Like all Indian classical dance forms, it is based on the Natya Shastra, a 2000 year-old treaty on dramatics, which gives a very precise and highly developed codification of dance, music and theater.

It was in the 14th century, however, that the ascetic Siddhendra Yogi appeared on the scene and gave Kuchipudi a new definition and direction by training male Brahmin boys with great dedication. The then ruling sultan of Hyderabad, Abdul hasan tanisha, Nawab of golconda happened to watch the performance of the Brahmin boys and was very much pleased by the performance and gave away the village of Kuchipudi as a gift to the Brahmins Families of the village.. since then successive generations of the originally privileged Brahmin families of kuchipudi have pursued the practice of the art form with all devotion and thereby kept the tradition alive to this day. Originally, Kuchipudi was a male only dance tradition. Groups of men traveled from village to village enacting stories from the Hindu mythology. As in the Elizabethan theatre the roles of women were portrayed by men. It is only in the last century that women have been introduced to this art form. Kuchipudi in its present form is the result of the vision of stalwarts like Padmabhushan Vempati Chinna Sathyam and the late Vedantam Laksminarayana Shastry.

Kuchipudi is a perfect blend of Nritta, Nritya and Natya and has all important aspects: pure dance and expressive dance. Nritta meaning pure dance, Nritya meaning expressional dance and Natya meaning dance drama.
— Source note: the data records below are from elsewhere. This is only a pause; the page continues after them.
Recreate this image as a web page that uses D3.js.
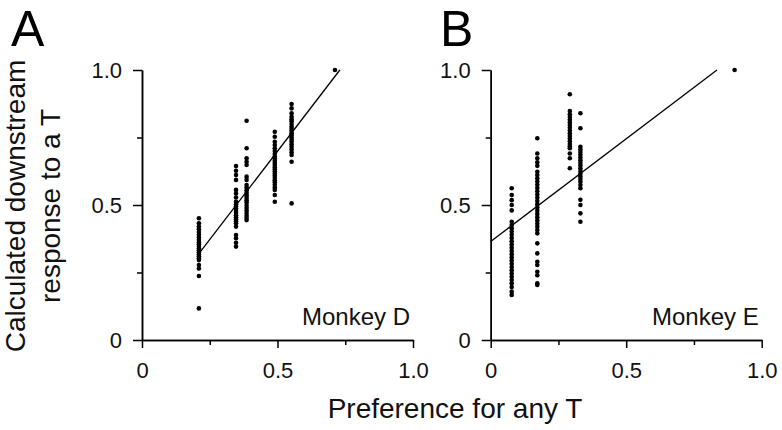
<!DOCTYPE html>
<html>
<head>
<meta charset="utf-8">
<script src="https://cdn.jsdelivr.net/npm/d3@7"></script>
<style>
  body { margin: 0; background: #fff; }
  svg { display: block; font-family: "Liberation Sans", Arial, sans-serif; }
</style>
</head>
<body>
<div id="chart"></div>
<script>
// Monkey D: preference values (x) of each column and the responses in it
const prefD = [0.21, 0.347, 0.386, 0.49, 0.552, 0.712];
const respD = [
  [0.451, 0.432, 0.42, 0.41, 0.40, 0.39, 0.38, 0.37, 0.362, 0.355, 0.348, 0.34, 0.332, 0.325, 0.318, 0.31, 0.303, 0.296, 0.278, 0.265, 0.237, 0.117],
  [0.644, 0.627, 0.611, 0.593, 0.556, 0.543, 0.528, 0.512, 0.503, 0.495, 0.487, 0.478, 0.47, 0.462, 0.455, 0.447, 0.44, 0.432, 0.42, 0.389, 0.377, 0.36, 0.346],
  [0.812, 0.71, 0.673, 0.66, 0.648, 0.605, 0.593, 0.574, 0.565, 0.555, 0.545, 0.536, 0.527, 0.518, 0.51, 0.5, 0.49, 0.48, 0.47, 0.46, 0.452, 0.444],
  [0.771, 0.753, 0.734, 0.722, 0.71, 0.70, 0.69, 0.68, 0.672, 0.664, 0.656, 0.648, 0.64, 0.632, 0.624, 0.616, 0.608, 0.6, 0.592, 0.584, 0.575, 0.565, 0.556, 0.537, 0.512],
  [0.874, 0.858, 0.84, 0.827, 0.818, 0.81, 0.8, 0.79, 0.782, 0.774, 0.766, 0.758, 0.75, 0.742, 0.734, 0.725, 0.716, 0.706, 0.695, 0.685, 0.66, 0.506],
  [1.0],
];
const fitD = [[0.21, 0.32], [0.73, 1.0]];

// Monkey E
const prefE = [0.0775, 0.172, 0.292, 0.331, 0.90];
const respE = [
  [0.562, 0.537, 0.518, 0.5, 0.48, 0.438, 0.426, 0.414, 0.402, 0.39, 0.378, 0.366, 0.354, 0.342, 0.33, 0.318, 0.306, 0.294, 0.282, 0.27, 0.258, 0.246, 0.234, 0.222, 0.21, 0.196, 0.179, 0.167],
  [0.747, 0.691, 0.673, 0.658, 0.645, 0.623, 0.611, 0.599, 0.587, 0.575, 0.563, 0.551, 0.539, 0.527, 0.515, 0.503, 0.491, 0.479, 0.467, 0.455, 0.443, 0.431, 0.419, 0.407, 0.395, 0.358, 0.321, 0.29, 0.278, 0.253, 0.24, 0.21, 0.204],
  [0.91, 0.848, 0.836, 0.826, 0.816, 0.806, 0.796, 0.786, 0.776, 0.766, 0.756, 0.746, 0.736, 0.726, 0.718, 0.71, 0.691, 0.673, 0.636],
  [0.84, 0.784, 0.716, 0.706, 0.696, 0.686, 0.676, 0.666, 0.656, 0.646, 0.636, 0.626, 0.616, 0.606, 0.596, 0.586, 0.574, 0.562, 0.519, 0.5, 0.469, 0.438],
  [1.0],
];
const fitE = [[0, 0.365], [0.835, 1.0]];

const majorTicks = [0, 0.5, 1.0];
const minorTicks = [0.25, 0.75];

const W = 782, H = 430;
const svg = d3.select("#chart").append("svg")
  .attr("width", W).attr("height", H);

const fmt = (d) => (d === 0 ? "0" : d3.format(".1f")(d));

function drawPanel(left, letter, letterX, name, pref, resp, fit) {
  const x = d3.scaleLinear().domain([0, 1]).range([left, left + 271]);
  const y = d3.scaleLinear().domain([0, 1]).range([340, 70]);

  const g = svg.append("g");

  // minor ticks first, then major axis on top
  g.append("g").attr("transform", `translate(0,${y(0)})`)
    .call(d3.axisBottom(x).tickValues(minorTicks).tickSize(5).tickSizeOuter(0).tickFormat(""));
  g.append("g").attr("transform", `translate(${x(0)},0)`)
    .call(d3.axisLeft(y).tickValues(minorTicks).tickSize(5).tickSizeOuter(0).tickFormat(""));

  g.append("g").attr("transform", `translate(0,${y(0)})`)
    .call(d3.axisBottom(x).tickValues(majorTicks).tickSize(8).tickSizeOuter(0).tickPadding(14).tickFormat(fmt));
  g.append("g").attr("transform", `translate(${x(0)},0)`)
    .call(d3.axisLeft(y).tickValues(majorTicks).tickSize(9).tickSizeOuter(0).tickPadding(11).tickFormat(fmt));

  g.selectAll(".domain, .tick line").attr("stroke", "#000").attr("stroke-width", 1.5);
  g.selectAll(".tick text")
    .attr("font-family", "Liberation Sans, Arial, sans-serif")
    .attr("font-size", 22).attr("fill", "#111");

  // regression line
  g.append("line")
    .attr("x1", x(fit[0][0])).attr("y1", y(fit[0][1]))
    .attr("x2", x(fit[1][0])).attr("y2", y(fit[1][1]))
    .attr("stroke", "#000").attr("stroke-width", 1.3);

  // dots
  const pts = [];
  pref.forEach((p, i) => resp[i].forEach((r) => pts.push([p, r])));
  g.selectAll("circle").data(pts).enter().append("circle")
    .attr("cx", (d) => x(d[0]))
    .attr("cy", (d) => y(d[1]))
    .attr("r", 2.3)
    .attr("fill", "#000");

  g.append("text")
    .attr("x", x(1) - 3).attr("y", 325)
    .attr("text-anchor", "end")
    .attr("font-size", 24).attr("fill", "#111")
    .text(name);

  g.append("text")
    .attr("x", letterX).attr("y", 46)
    .attr("font-size", 50).attr("fill", "#000")
    .text(letter);
}

drawPanel(142, "A", 11, "Monkey D", prefD, respD, fitD);
drawPanel(490.7, "B", 440, "Monkey E", prefE, respE, fitE);

// axis titles
svg.append("text")
  .attr("x", 455).attr("y", 418)
  .attr("text-anchor", "middle")
  .attr("font-size", 28).attr("fill", "#111")
  .text("Preference for any T");

const yTitle = svg.append("text")
  .attr("transform", "translate(0,206) rotate(-90)")
  .attr("text-anchor", "middle")
  .attr("font-size", 28).attr("fill", "#111");
yTitle.append("tspan").attr("x", 0).attr("y", 25).text("Calculated downstream");
yTitle.append("tspan").attr("x", 0).attr("y", 60).text("response to a T");
</script>
</body>
</html>
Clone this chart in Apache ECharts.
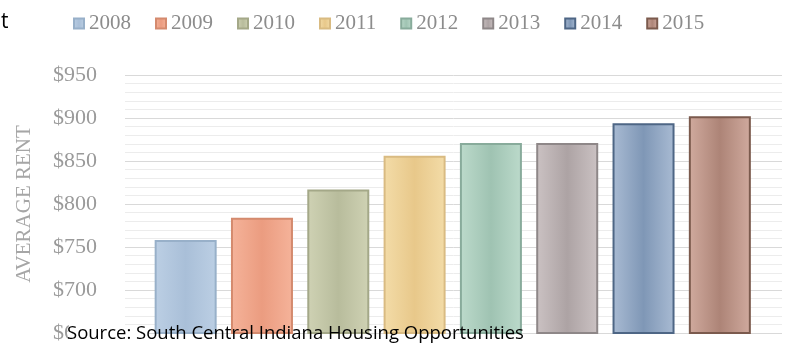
<!DOCTYPE html>
<html>
<head>
<meta charset="utf-8">
<script src="https://cdn.jsdelivr.net/npm/echarts@6/dist/echarts.min.js"></script>
<style>
html, body { margin: 0; padding: 0; background: #fff; }
#main { width: 786px; height: 345px; }
</style>
</head>
<body>
<div id="main"></div>
<script>
var years = ['2008', '2009', '2010', '2011', '2012', '2013', '2014', '2015'];
var rents = [758, 784, 817, 856, 871, 871, 894, 902];
var yTicks = [650, 700, 750, 800, 850, 900, 950];

// light edge / dark centre / border for each year
var barEdge = ['#bccfe4', '#f5b39a', '#cfd2b4', '#f3dca8', '#bcdacb', '#cbc2c3', '#a9bbd3', '#d0aa9e'];
var barMid = ['#a9bfd8', '#eb9c80', '#b8bc9c', '#e8c88a', '#9fc3b2', '#ada3a4', '#7f97b6', '#ad8477'];
var barLine = ['#98b0c9', '#d48a6e', '#a4a888', '#d9bb82', '#88ab9b', '#8e8788', '#4e6685', '#7b5a4d'];

var myChart = echarts.init(document.getElementById('main'));

var series = [];
for (var i = 0; i < years.length; i++) {
    var d = [];
    for (var j = 0; j < years.length; j++) {
        d.push(j == i ? rents[i] : '-');
    }
    series.push({
        name: years[i],
        type: 'bar',
        xAxisIndex: 1,
        yAxisIndex: 1,
        barWidth: 62,
        barGap: '-100%',
        data: d,
        itemStyle: {
            color: {
                type: 'linear', x: 0, y: 0, x2: 1, y2: 0,
                colorStops: [
                    { offset: 0, color: barEdge[i] },
                    { offset: 0.5, color: barMid[i] },
                    { offset: 1, color: barEdge[i] }
                ]
            },
            borderColor: barLine[i],
            borderWidth: 2
        }
    });
}

var option = {
    animation: false,
    legend: {
        data: years,
        left: 68,
        top: 8,
        icon: 'rect',
        itemWidth: 10,
        itemHeight: 10,
        itemGap: 24,
        textStyle: {
            fontFamily: 'Liberation Serif',
            fontSize: 21,
            color: '#8c8c8c'
        }
    },
    grid: [
        { left: 125, right: 4, top: 75, bottom: 12 },
        { left: 147.5, right: 28, top: 75, bottom: 12 }
    ],
    xAxis: [
        { type: 'category', gridIndex: 0, data: years, show: false },
        { type: 'category', gridIndex: 1, data: years, show: false }
    ],
    yAxis: [{
        type: 'value',
        gridIndex: 0,
        min: yTicks[0],
        max: yTicks[yTicks.length - 1],
        interval: 50,
        name: 'AVERAGE RENT',
        nameLocation: 'middle',
        nameGap: 90,
        nameTextStyle: {
            fontFamily: 'Liberation Serif',
            fontSize: 21,
            color: '#a6a6a6'
        },
        axisLine: { show: false },
        axisTick: { show: false },
        axisLabel: {
            margin: 28,
            fontFamily: 'Liberation Serif',
            fontSize: 22,
            color: '#9a9a9a',
            formatter: function (v) { return '$' + v; }
        },
        splitLine: { lineStyle: { color: '#d9d9d9', width: 1 } },
        minorTick: { show: false, splitNumber: 5 },
        minorSplitLine: { show: true, lineStyle: { color: '#ececec', width: 1 } }
    }, {
        type: 'value',
        gridIndex: 1,
        min: yTicks[0],
        max: yTicks[yTicks.length - 1],
        interval: 50,
        show: false,
        splitLine: { show: false }
    }],
    graphic: [
        {
            type: 'text', left: 1, top: 12, z: 20,
            style: { text: 't', fill: '#000', fontFamily: 'Open Sans', fontSize: 21 }
        },
        {
            type: 'rect', left: 69, top: 325, z: 19,
            shape: { width: 80, height: 20 },
            style: { fill: '#fff' }
        },
        {
            type: 'text', left: 67, top: 324, z: 20,
            style: {
                text: 'Source: South Central Indiana Housing Opportunities',
                fill: '#000',
                fontFamily: 'Open Sans',
                fontSize: 18.5
            }
        }
    ],
    series: series
};

myChart.setOption(option);
</script>
</body>
</html>
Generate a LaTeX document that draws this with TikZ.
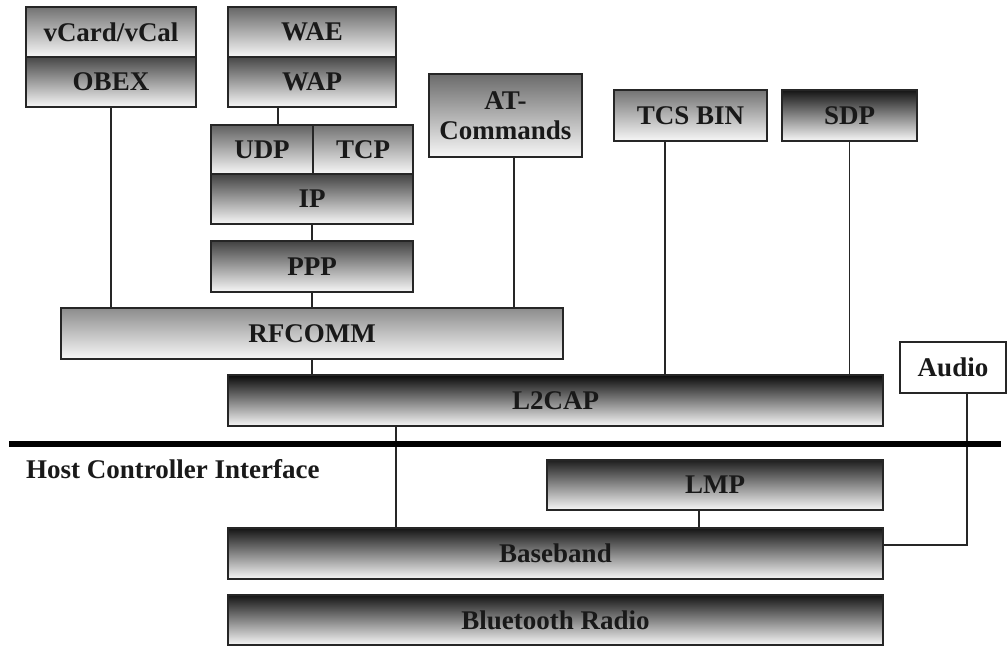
\documentclass[tikz,border=0pt]{standalone}
\usepackage{fontspec}
\setmainfont{Liberation Serif}
\newcommand\lbl{\bfseries\fontsize{27}{30}\selectfont}
\begin{document}
\begin{tikzpicture}[x=1pt,y=-1pt,
  lay/.style={draw=black!85, line width=1.1pt, inner sep=0pt, font=\lbl, text=black!90, align=center},
  sh/.style={top color=black!#1, middle color=black!#1!white!40!white, bottom color=black!3},
  wire/.style={draw=black!85, line width=1.1pt},
  bar/.style={draw=black, line width=6pt}]
\useasboundingbox[fill=white] (0,0) rectangle (1008,645);

% upper stack
\node[lay,sh=55,minimum width=170pt,minimum height=50pt] (vcard) at (111,32) {vCard/vCal};
\node[lay,sh=72,minimum width=170pt,minimum height=50pt] (obex) at (111,82) {OBEX};
\node[lay,sh=60,minimum width=168pt,minimum height=50pt] (wae) at (312,32) {WAE};
\node[lay,sh=72,minimum width=168pt,minimum height=50pt] (wap) at (312,82) {WAP};
\node[lay,sh=62,minimum width=102pt,minimum height=49pt] (udp) at (262,149.5) {UDP};
\node[lay,sh=55,minimum width=100pt,minimum height=49pt] (tcp) at (363,149.5) {TCP};
\node[lay,sh=74,minimum width=202pt,minimum height=50pt] (ip) at (312,199) {IP};
\node[lay,sh=74,minimum width=202pt,minimum height=51pt] (ppp) at (312,266.5) {PPP};
\node[lay,sh=58,minimum width=153pt,minimum height=83pt] (at) at (505.5,115.5) {AT-\\Commands};
\node[lay,sh=55,minimum width=153pt,minimum height=51pt] (tcs) at (690.5,115.5) {TCS BIN};
\node[lay,sh=92,minimum width=135pt,minimum height=51pt] (sdp) at (849.5,115.5) {SDP};
\node[lay,sh=45,minimum width=502pt,minimum height=51pt] (rfcomm) at (312,333.5) {RFCOMM};
\node[lay,sh=96,minimum width=655pt,minimum height=51pt] (l2cap) at (555.5,400.5) {L2CAP};
\node[lay,fill=white,minimum width=106pt,minimum height=51pt] (audio) at (953,367.5) {Audio};

% HCI
\coordinate (hciL) at (9,444);
\coordinate (hciR) at (1001,444);
\node[anchor=west,inner sep=0pt,font=\lbl,text=black!90] (hci) at (26,469) {Host Controller Interface};

% lower stack
\node[lay,sh=88,minimum width=336pt,minimum height=50pt] (lmp) at (715,485) {LMP};
\node[lay,sh=92,minimum width=655pt,minimum height=51pt] (base) at (555.5,553.5) {Baseband};
\node[lay,sh=92,minimum width=655pt,minimum height=50pt] (radio) at (555.5,620) {Bluetooth Radio};

% connectors
\draw[wire] (obex.south) -- (obex.south |- rfcomm.north);
\draw[wire] ([xshift=-34pt]wap.south) -- ([xshift=-34pt]wap.south |- udp.north);
\draw[wire] (ip.south) -- (ppp.north);
\draw[wire] (ppp.south) -- (ppp.south |- rfcomm.north);
\draw[wire] ([xshift=8.5pt]at.south) -- ([xshift=8.5pt]at.south |- rfcomm.north);
\draw[wire] ([xshift=-25.5pt]tcs.south) -- ([xshift=-25.5pt]tcs.south |- l2cap.north);
\draw[wire] (sdp.south) -- (sdp.south |- l2cap.north);
\draw[wire] (rfcomm.south) -- (rfcomm.south |- l2cap.north);
\draw[wire] ([xshift=-159.5pt]l2cap.south) -- ([xshift=-159.5pt]l2cap.south |- base.north);
\draw[wire] ([xshift=-16pt]lmp.south) -- ([xshift=-16pt]lmp.south |- base.north);
\draw[wire] ([xshift=14pt]audio.south) |- ([yshift=8.5pt]base.east);
\draw[bar] (hciL) -- (hciR);
\end{tikzpicture}
\end{document}
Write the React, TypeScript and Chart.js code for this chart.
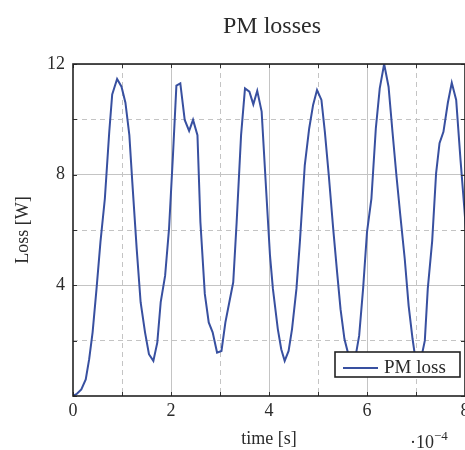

The Kuchipudi dancer is a multiple person on the stage and this multiplicity is achieved by the swift change of mime which depends more on the combination of the naturalism of the dramatic content and the symbolism of the poetic intensity of feeling of an episode. The consequence of this is the emphasis laid on the dynamics of movement and expressionism of feeling.

Kuchipudi has now gained immense popularity because of its lilting music, graceful and flowing movements with vibrant stage presentation.

Beautiful costumes, enchanting music and a vivacious dance technique make this style a delight to watch.